_Records shown:_
+-------+
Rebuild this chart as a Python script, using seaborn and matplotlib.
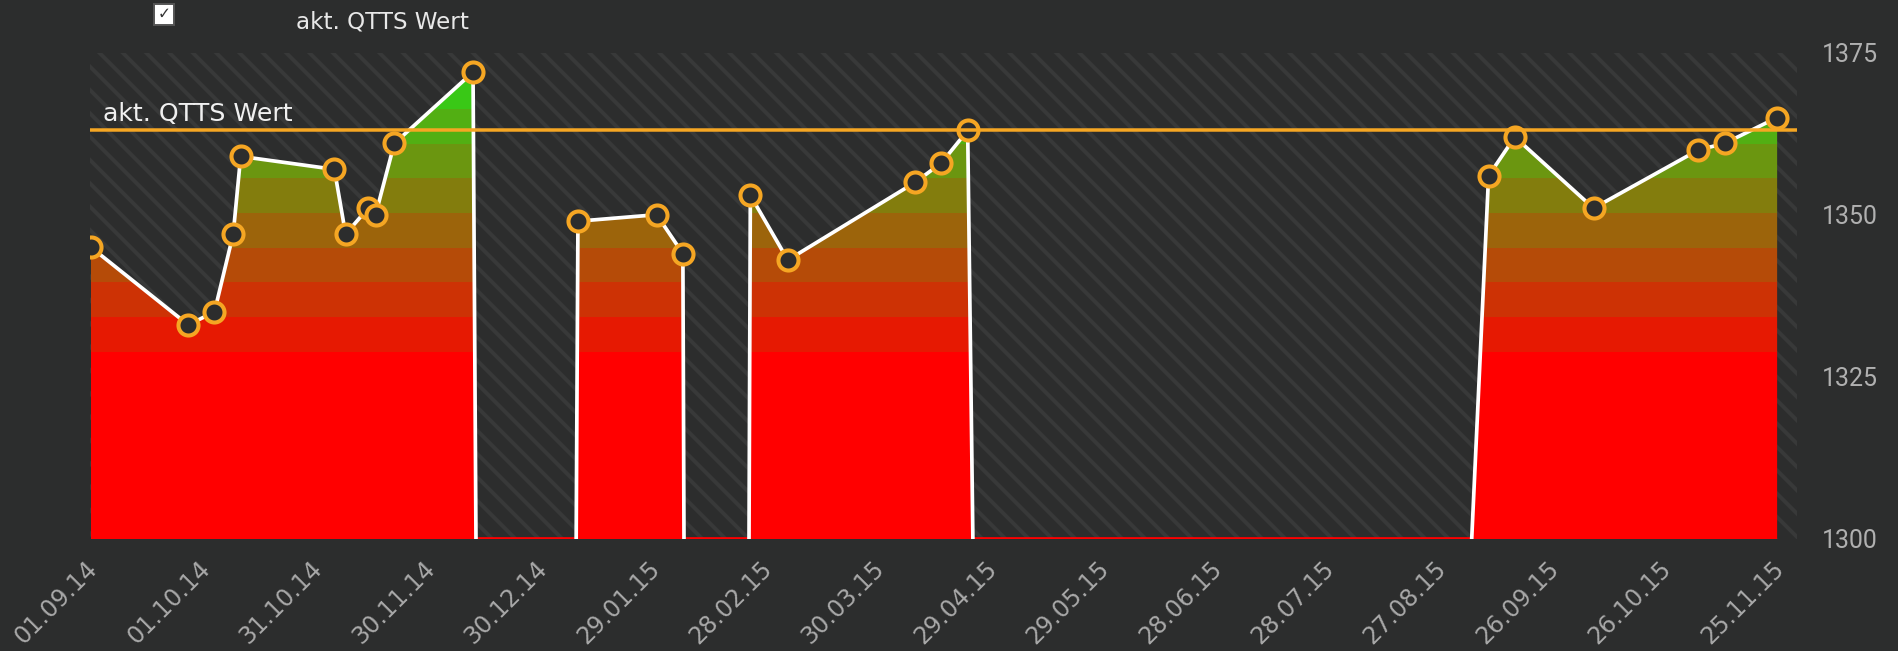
+-------+
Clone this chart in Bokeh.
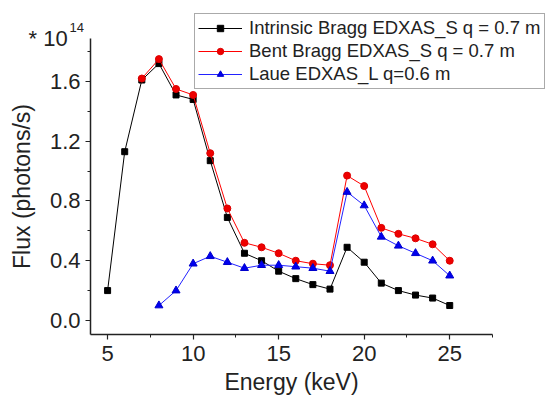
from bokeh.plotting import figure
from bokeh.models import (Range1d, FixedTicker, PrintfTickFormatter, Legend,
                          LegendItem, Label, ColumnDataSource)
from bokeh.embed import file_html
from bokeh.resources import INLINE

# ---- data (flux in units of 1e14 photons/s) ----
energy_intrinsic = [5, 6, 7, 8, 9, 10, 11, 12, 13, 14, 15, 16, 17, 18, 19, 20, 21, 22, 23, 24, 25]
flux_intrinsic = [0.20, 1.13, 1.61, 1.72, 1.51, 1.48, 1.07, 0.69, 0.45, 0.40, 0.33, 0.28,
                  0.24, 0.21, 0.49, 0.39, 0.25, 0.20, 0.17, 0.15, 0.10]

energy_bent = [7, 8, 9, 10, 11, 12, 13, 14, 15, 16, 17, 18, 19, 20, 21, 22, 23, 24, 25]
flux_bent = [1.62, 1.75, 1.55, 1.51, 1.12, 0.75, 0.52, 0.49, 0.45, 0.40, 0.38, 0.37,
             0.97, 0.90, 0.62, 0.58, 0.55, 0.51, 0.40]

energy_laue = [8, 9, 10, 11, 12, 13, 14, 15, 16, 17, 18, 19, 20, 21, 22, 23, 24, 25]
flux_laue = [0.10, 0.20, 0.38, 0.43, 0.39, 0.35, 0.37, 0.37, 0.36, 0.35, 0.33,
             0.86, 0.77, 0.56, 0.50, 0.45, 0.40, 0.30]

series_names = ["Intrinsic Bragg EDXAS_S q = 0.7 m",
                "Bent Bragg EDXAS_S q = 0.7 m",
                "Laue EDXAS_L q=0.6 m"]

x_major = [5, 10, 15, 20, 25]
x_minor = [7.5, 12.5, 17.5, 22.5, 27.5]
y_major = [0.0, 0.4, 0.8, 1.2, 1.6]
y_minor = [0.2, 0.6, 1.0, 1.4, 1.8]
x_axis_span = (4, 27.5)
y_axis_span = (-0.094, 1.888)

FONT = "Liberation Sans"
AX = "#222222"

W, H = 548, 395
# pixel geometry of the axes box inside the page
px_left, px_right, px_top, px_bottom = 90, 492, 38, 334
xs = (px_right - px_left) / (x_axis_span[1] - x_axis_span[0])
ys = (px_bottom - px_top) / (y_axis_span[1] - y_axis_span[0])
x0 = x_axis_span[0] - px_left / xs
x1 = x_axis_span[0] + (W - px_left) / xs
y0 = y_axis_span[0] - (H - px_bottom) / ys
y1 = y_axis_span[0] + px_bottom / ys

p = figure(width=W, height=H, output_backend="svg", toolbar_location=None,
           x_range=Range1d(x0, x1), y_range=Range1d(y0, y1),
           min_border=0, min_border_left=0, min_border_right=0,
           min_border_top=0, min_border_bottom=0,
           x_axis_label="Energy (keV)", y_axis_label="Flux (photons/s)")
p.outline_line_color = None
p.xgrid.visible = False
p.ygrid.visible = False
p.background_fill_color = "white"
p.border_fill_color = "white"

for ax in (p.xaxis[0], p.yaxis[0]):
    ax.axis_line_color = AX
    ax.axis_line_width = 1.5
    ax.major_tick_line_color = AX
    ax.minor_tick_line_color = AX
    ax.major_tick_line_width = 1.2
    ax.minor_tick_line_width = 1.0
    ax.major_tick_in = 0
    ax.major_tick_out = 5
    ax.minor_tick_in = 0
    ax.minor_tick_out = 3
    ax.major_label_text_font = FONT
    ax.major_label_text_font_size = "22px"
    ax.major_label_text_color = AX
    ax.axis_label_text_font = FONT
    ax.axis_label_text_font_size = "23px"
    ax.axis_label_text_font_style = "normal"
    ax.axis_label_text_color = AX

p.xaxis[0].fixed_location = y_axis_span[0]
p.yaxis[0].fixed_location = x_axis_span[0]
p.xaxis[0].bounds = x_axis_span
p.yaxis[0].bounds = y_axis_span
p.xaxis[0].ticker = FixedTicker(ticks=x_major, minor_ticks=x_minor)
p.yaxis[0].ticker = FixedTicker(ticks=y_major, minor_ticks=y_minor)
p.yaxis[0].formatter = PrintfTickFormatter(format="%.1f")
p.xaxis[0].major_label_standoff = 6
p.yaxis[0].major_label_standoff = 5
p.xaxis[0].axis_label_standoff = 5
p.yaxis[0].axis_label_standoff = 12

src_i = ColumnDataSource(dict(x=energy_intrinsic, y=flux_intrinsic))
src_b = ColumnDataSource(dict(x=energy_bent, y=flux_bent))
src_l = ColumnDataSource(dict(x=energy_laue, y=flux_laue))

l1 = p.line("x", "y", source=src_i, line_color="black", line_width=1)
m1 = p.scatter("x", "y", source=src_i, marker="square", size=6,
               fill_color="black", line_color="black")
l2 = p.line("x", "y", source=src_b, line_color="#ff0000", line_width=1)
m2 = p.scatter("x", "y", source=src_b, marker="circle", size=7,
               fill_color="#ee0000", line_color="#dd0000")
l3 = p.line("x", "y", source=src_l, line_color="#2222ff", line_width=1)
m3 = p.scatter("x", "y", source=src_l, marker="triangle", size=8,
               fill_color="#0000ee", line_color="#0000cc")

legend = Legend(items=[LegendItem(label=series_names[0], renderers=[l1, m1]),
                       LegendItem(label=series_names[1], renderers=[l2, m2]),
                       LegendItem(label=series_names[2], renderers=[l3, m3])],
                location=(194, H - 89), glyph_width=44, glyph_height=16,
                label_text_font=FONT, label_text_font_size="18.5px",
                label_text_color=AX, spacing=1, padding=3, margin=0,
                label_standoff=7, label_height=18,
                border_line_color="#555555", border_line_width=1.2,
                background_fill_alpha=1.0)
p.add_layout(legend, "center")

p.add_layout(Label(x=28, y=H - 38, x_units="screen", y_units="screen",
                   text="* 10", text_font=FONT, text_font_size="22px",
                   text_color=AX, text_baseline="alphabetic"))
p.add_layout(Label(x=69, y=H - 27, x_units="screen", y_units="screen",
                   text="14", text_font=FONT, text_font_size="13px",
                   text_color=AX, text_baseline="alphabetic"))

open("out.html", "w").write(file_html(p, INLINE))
+-------+
_Written exercise:_ Above are records with pictures. Reproduce exactly only the lines from the line with "Clone this chart in Bokeh." through the line with "y1 = y_axis_span[0] + px_bottom / ys", both ends included, and leave the pictures out.

_The output:_
Clone this chart in Bokeh.
from bokeh.plotting import figure
from bokeh.models import (Range1d, FixedTicker, PrintfTickFormatter, Legend,
                          LegendItem, Label, ColumnDataSource)
from bokeh.embed import file_html
from bokeh.resources import INLINE

# ---- data (flux in units of 1e14 photons/s) ----
energy_intrinsic = [5, 6, 7, 8, 9, 10, 11, 12, 13, 14, 15, 16, 17, 18, 19, 20, 21, 22, 23, 24, 25]
flux_intrinsic = [0.20, 1.13, 1.61, 1.72, 1.51, 1.48, 1.07, 0.69, 0.45, 0.40, 0.33, 0.28,
                  0.24, 0.21, 0.49, 0.39, 0.25, 0.20, 0.17, 0.15, 0.10]

energy_bent = [7, 8, 9, 10, 11, 12, 13, 14, 15, 16, 17, 18, 19, 20, 21, 22, 23, 24, 25]
flux_bent = [1.62, 1.75, 1.55, 1.51, 1.12, 0.75, 0.52, 0.49, 0.45, 0.40, 0.38, 0.37,
             0.97, 0.90, 0.62, 0.58, 0.55, 0.51, 0.40]

energy_laue = [8, 9, 10, 11, 12, 13, 14, 15, 16, 17, 18, 19, 20, 21, 22, 23, 24, 25]
flux_laue = [0.10, 0.20, 0.38, 0.43, 0.39, 0.35, 0.37, 0.37, 0.36, 0.35, 0.33,
             0.86, 0.77, 0.56, 0.50, 0.45, 0.40, 0.30]

series_names = ["Intrinsic Bragg EDXAS_S q = 0.7 m",
                "Bent Bragg EDXAS_S q = 0.7 m",
                "Laue EDXAS_L q=0.6 m"]

x_major = [5, 10, 15, 20, 25]
x_minor = [7.5, 12.5, 17.5, 22.5, 27.5]
y_major = [0.0, 0.4, 0.8, 1.2, 1.6]
y_minor = [0.2, 0.6, 1.0, 1.4, 1.8]
x_axis_span = (4, 27.5)
y_axis_span = (-0.094, 1.888)

FONT = "Liberation Sans"
AX = "#222222"

W, H = 548, 395
# pixel geometry of the axes box inside the page
px_left, px_right, px_top, px_bottom = 90, 492, 38, 334
xs = (px_right - px_left) / (x_axis_span[1] - x_axis_span[0])
ys = (px_bottom - px_top) / (y_axis_span[1] - y_axis_span[0])
x0 = x_axis_span[0] - px_left / xs
x1 = x_axis_span[0] + (W - px_left) / xs
y0 = y_axis_span[0] - (H - px_bottom) / ys
y1 = y_axis_span[0] + px_bottom / ys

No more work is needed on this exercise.